─── MATERIAL PROVIDED
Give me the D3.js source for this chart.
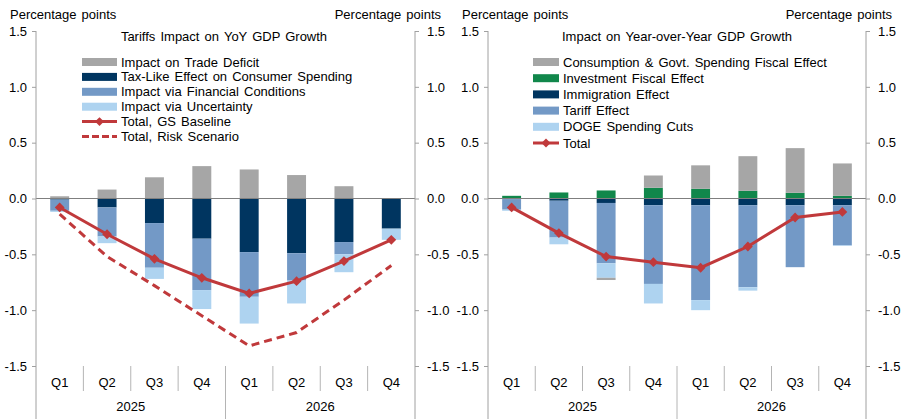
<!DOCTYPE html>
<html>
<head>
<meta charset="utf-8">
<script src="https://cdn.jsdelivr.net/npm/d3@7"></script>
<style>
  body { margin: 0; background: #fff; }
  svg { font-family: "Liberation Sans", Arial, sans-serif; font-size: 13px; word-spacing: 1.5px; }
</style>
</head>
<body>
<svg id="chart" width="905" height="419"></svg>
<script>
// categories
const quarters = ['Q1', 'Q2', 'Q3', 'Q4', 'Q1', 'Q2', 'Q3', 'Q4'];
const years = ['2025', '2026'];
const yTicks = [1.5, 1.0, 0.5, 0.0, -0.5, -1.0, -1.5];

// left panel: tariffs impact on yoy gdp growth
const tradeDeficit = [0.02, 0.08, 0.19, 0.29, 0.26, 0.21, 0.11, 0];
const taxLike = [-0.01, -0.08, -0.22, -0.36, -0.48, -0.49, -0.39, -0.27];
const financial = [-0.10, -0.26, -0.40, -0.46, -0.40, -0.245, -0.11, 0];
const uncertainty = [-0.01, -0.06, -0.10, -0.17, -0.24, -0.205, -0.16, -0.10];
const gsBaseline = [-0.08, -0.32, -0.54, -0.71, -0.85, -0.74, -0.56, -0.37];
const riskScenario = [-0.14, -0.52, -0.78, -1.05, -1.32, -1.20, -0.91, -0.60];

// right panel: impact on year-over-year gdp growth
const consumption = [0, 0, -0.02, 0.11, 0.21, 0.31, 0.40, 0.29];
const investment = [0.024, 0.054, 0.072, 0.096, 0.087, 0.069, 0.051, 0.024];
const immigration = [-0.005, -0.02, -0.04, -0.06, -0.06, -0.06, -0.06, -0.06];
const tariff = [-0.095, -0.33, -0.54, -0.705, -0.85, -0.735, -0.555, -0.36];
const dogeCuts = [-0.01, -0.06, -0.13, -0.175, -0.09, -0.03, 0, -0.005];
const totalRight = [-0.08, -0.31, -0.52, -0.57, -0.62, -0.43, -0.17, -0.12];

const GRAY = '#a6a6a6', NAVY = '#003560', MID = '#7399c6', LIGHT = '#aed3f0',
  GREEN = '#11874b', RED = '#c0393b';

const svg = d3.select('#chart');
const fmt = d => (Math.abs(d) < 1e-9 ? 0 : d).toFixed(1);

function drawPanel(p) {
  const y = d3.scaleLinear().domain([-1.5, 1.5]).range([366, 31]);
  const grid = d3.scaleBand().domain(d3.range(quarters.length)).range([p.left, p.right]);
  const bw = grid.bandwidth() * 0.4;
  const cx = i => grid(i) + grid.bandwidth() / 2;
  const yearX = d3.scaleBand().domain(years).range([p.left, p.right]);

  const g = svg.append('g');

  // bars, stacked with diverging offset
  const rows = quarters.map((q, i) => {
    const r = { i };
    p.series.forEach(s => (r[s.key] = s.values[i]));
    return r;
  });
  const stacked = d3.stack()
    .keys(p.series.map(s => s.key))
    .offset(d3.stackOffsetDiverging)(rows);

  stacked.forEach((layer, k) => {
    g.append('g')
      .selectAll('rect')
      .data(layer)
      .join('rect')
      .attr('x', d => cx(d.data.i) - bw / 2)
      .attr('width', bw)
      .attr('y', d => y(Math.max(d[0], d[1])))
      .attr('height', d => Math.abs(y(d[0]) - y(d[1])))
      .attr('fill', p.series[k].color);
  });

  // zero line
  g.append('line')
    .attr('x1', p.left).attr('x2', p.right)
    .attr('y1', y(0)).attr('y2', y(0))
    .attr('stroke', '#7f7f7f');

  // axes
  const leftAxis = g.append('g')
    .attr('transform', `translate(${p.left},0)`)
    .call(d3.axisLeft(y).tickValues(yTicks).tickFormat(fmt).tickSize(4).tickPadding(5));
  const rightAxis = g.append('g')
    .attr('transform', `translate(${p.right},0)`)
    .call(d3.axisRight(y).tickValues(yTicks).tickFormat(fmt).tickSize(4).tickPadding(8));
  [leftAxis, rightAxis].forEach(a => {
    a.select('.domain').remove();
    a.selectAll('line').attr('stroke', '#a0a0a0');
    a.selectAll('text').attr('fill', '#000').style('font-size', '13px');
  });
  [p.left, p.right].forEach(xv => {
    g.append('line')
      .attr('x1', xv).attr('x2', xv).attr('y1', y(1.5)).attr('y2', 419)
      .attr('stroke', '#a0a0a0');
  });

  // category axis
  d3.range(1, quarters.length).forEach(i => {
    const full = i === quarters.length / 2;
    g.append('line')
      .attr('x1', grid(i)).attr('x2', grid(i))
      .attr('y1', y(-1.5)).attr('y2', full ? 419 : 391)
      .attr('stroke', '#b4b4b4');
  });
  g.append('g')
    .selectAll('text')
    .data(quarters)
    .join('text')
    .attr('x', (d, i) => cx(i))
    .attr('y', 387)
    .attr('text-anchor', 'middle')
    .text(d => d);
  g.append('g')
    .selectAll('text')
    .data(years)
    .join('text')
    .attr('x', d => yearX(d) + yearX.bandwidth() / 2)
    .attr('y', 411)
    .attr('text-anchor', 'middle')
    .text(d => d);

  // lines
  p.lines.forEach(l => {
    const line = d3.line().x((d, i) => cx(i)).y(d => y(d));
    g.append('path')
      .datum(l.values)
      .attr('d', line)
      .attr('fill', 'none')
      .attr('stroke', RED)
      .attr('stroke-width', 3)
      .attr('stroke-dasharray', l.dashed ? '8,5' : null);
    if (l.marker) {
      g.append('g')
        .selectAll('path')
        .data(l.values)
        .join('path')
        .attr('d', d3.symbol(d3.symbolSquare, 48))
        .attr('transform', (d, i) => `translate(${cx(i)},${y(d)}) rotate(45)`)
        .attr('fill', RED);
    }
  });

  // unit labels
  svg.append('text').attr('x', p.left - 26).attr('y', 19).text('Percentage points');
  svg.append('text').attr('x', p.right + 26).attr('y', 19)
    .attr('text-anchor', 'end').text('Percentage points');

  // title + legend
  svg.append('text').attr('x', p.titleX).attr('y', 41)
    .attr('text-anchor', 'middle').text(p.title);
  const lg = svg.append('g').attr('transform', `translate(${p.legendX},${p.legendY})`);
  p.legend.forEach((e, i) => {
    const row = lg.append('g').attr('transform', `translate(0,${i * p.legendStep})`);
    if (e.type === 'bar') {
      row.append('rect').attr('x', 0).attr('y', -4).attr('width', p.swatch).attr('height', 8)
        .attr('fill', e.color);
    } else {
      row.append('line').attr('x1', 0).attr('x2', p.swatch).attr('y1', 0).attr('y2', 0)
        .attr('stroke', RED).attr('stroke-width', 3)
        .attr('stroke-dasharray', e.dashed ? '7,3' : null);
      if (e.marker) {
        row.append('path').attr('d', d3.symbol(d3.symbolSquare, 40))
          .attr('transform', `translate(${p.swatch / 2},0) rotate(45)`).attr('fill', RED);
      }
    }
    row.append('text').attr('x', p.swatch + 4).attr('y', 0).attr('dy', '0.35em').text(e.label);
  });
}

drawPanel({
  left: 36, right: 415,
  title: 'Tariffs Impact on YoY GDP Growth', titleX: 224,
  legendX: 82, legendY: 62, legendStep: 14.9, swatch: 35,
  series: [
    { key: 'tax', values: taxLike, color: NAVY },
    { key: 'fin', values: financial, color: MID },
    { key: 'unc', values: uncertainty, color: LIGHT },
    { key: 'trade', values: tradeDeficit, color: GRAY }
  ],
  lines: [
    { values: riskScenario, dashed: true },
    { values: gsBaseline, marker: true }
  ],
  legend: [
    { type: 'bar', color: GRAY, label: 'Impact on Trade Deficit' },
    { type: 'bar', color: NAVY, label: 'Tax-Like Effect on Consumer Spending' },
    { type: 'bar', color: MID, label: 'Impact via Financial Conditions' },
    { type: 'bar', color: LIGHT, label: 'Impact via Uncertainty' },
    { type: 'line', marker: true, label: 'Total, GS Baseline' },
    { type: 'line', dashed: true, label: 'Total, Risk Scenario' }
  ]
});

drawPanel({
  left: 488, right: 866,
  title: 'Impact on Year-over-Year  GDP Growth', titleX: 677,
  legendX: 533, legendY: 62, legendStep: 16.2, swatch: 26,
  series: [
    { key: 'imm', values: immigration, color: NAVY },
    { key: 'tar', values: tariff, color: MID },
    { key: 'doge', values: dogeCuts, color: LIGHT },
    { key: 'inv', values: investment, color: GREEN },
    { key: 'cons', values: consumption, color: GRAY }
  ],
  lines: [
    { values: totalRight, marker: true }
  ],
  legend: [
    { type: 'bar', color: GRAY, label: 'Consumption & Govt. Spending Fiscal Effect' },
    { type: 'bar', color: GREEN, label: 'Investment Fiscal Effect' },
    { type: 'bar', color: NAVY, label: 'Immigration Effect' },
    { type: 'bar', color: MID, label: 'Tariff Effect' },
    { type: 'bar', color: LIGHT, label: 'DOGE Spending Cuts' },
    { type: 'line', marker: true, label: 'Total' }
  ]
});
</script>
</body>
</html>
──────
YOUR GOAL -
Please extract exactly the lines of the data, from the first through the line containing "GREEN = '#11874b', RED = '#c0393b';", and add no pictures to the copy.

REPLY TO THE EXERCISE -
Give me the D3.js source for this chart.
<!DOCTYPE html>
<html>
<head>
<meta charset="utf-8">
<script src="https://cdn.jsdelivr.net/npm/d3@7"></script>
<style>
  body { margin: 0; background: #fff; }
  svg { font-family: "Liberation Sans", Arial, sans-serif; font-size: 13px; word-spacing: 1.5px; }
</style>
</head>
<body>
<svg id="chart" width="905" height="419"></svg>
<script>
// categories
const quarters = ['Q1', 'Q2', 'Q3', 'Q4', 'Q1', 'Q2', 'Q3', 'Q4'];
const years = ['2025', '2026'];
const yTicks = [1.5, 1.0, 0.5, 0.0, -0.5, -1.0, -1.5];

// left panel: tariffs impact on yoy gdp growth
const tradeDeficit = [0.02, 0.08, 0.19, 0.29, 0.26, 0.21, 0.11, 0];
const taxLike = [-0.01, -0.08, -0.22, -0.36, -0.48, -0.49, -0.39, -0.27];
const financial = [-0.10, -0.26, -0.40, -0.46, -0.40, -0.245, -0.11, 0];
const uncertainty = [-0.01, -0.06, -0.10, -0.17, -0.24, -0.205, -0.16, -0.10];
const gsBaseline = [-0.08, -0.32, -0.54, -0.71, -0.85, -0.74, -0.56, -0.37];
const riskScenario = [-0.14, -0.52, -0.78, -1.05, -1.32, -1.20, -0.91, -0.60];

// right panel: impact on year-over-year gdp growth
const consumption = [0, 0, -0.02, 0.11, 0.21, 0.31, 0.40, 0.29];
const investment = [0.024, 0.054, 0.072, 0.096, 0.087, 0.069, 0.051, 0.024];
const immigration = [-0.005, -0.02, -0.04, -0.06, -0.06, -0.06, -0.06, -0.06];
const tariff = [-0.095, -0.33, -0.54, -0.705, -0.85, -0.735, -0.555, -0.36];
const dogeCuts = [-0.01, -0.06, -0.13, -0.175, -0.09, -0.03, 0, -0.005];
const totalRight = [-0.08, -0.31, -0.52, -0.57, -0.62, -0.43, -0.17, -0.12];

const GRAY = '#a6a6a6', NAVY = '#003560', MID = '#7399c6', LIGHT = '#aed3f0',
  GREEN = '#11874b', RED = '#c0393b';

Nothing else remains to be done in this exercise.